Residents and Decision Makers Debate North Florida Coal-Fired Power Plant

One of the ideas on the table is a new coal-fired power plant. More than 100 people showed up at City Hall Wednesday night to say “no way.”

Ninety-five percent of Tallahassee power comes from natural gas, and city utilities officials say that's too much to bargain on, especially as the cost of natural gas rises.

Kevin Wailes of Tallahassee City Utilities says, "Something that has been a priority for the city for a long time is trying to find diversity, different sources of energy, sources to make sure that potentially volatile markets don't have adverse affects on the customers and that we can mitigate that volatility."

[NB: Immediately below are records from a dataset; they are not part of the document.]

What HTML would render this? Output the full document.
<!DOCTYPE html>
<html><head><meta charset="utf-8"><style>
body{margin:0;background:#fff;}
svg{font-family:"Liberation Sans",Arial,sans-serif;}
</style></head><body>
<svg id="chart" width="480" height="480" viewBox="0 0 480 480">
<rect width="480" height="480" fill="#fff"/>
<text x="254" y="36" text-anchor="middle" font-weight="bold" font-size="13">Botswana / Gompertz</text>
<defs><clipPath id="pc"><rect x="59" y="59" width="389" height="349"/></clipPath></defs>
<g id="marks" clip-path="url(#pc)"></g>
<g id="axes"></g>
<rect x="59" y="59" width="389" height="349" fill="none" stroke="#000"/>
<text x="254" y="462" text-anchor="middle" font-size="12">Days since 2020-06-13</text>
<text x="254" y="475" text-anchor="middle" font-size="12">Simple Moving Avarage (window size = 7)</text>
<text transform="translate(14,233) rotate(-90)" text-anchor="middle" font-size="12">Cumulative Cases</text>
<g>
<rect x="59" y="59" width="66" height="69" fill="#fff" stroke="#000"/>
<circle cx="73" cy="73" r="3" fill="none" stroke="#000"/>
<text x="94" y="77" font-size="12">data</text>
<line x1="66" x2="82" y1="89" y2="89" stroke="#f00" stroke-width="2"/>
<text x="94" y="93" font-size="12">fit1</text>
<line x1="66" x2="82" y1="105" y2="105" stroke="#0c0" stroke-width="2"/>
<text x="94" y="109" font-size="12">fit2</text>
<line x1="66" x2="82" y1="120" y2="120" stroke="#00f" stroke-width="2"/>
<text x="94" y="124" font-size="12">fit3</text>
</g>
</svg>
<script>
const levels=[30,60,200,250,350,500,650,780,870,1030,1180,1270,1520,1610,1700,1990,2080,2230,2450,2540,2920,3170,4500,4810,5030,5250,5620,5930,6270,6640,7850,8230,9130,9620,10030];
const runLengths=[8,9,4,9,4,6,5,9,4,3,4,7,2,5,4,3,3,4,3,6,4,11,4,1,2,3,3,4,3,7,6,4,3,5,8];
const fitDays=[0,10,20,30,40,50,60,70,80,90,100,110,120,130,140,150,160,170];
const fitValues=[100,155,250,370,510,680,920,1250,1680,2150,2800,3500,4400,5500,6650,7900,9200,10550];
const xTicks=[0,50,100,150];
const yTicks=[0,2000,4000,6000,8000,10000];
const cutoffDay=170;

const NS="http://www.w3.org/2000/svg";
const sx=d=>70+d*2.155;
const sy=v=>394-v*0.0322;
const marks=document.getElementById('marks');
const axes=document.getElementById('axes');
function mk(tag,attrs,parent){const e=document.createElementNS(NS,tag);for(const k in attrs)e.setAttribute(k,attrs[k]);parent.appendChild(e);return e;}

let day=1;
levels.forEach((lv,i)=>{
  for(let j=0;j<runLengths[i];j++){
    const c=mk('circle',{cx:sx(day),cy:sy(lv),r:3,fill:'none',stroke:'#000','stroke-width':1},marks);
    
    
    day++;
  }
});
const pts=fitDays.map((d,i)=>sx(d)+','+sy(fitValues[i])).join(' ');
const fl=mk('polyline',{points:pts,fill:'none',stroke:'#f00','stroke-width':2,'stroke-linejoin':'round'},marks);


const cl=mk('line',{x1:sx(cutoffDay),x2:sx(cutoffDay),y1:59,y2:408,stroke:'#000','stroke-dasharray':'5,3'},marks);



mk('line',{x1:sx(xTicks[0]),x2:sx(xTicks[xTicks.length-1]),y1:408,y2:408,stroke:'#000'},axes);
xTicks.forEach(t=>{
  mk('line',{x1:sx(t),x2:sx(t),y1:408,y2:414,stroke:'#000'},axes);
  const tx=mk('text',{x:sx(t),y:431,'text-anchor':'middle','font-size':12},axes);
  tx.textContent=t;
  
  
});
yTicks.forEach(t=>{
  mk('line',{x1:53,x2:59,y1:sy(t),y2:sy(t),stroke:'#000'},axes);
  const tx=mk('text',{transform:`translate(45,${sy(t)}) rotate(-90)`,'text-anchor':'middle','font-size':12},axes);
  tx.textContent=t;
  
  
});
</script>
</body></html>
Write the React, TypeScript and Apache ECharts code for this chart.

That diversity could come from a coal-fired power plant.

Several other utility companies have joined forces to build the facility, giving Tallahassee a chance to hop on board, but hundreds of Tallahassee residents went before Tallahassee city commissioners, saying it's a bad idea.

There's concern over health issues and whether it's a cost effective option.

Ed Deaton, a concerned citizen, says, "We're moving in the wrong direction. We need to be moving further towards clean energy, not away from clean energy.”

Kevin Wailes says the city continues to look into those other options and will continue to do so, whether the commission moves forward with the coal plant or not.

We got word from City Hall that people were still lined up to talk as late as 9 p.m. City commissioners will vote whether to take part in the beginning stages of the coal plant project July 13.